結果として選択されたのが、核合意という名の先送りの枠組みです。その後、核合意をめぐって遵守と離反のチキンゲームが繰り広げられ、枠組みそのものも何度か入れ替わりました。20年の時を経て、北朝鮮の核保有化はもはや既成事実です。朝鮮半島をめぐる外交戦においては、米国も、韓国も、日本も、失敗したのです。そして、この間に確実に変化したのが、中国の影響力です。日米韓の先送りの代償は大きかったと言わざるを得ないでしょう。
中国の伸長が引き起こす国内社会の変化
中国の伸張を通じて懸念される事態は、国際社会における緊張感の高まりに止まりません。私がもっとも懸念しているのは、中国と対峙する国の国内政治における変化や国内社会の変化です。共産主義の、一党独裁の、法の支配とは異質の社会と向き合う過程で、民主主義国は揺さぶられ、社会すらもそちらに引っ張られてしまうからです。
外交において、国境線を一方的に変更するような動きがある場合、他国はそれに対抗せざるを得なくなります。サイバーセキュリティーや諜報活動への懸念が高まれば、自由でオープンな社会は危機に瀕します。どうしても、安全保障を名目に市民の自由を制限する方向に行かざるを得なくなるからです。それでなくとも、民主主義国家は独裁国家の「効率的」に見える国家運営に魅了されがちです。
米国の自由が最も危機に瀕したのは、ソビエトとの冷戦が激しかった1950年代の赤狩りの時代でした。共産主義の脅威と戦うために、皮肉なことに、自由主義や民主主義を妥協せざるを得なかったからです。今後、我々が恐れなければいけないことは、中国と対峙する国は、中国と似てくるという事実なのです。

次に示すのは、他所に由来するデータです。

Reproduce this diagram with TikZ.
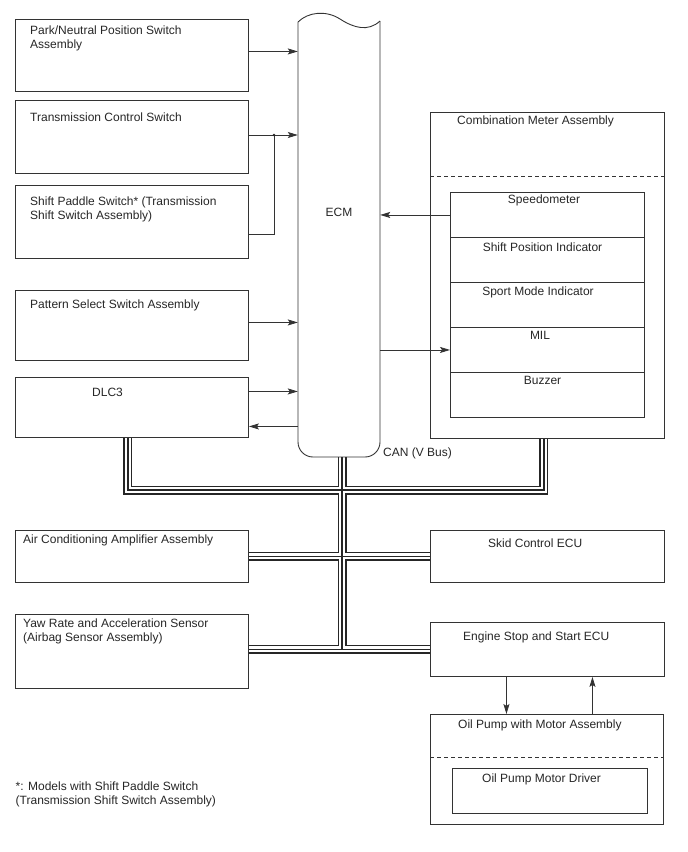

東アジアで、最初にこのプレッシャーに対峙するのが、中国と地続きで、経済的に中国に依存している国々です。韓国は、今まさにこの戦いの渦中にあります。本来であれば、自由主義や民主主義などの価値観を共有する隣国として日本びいきの層が増えてもいいはずなのに、歴史問題から生じる特別な感情があってそうはなりません。中国は、韓国に対するプレッシャーを高めていくことでしょう。この過程を経てなお韓国の市民社会が持ちこたえられるのか、心配です。
朝鮮半島の未来は、日本の平和と繁栄に直接的につながっています。そして、韓国の直面する苦悩は、程度と時間の差をもって日本にとっての課題でもあるのです。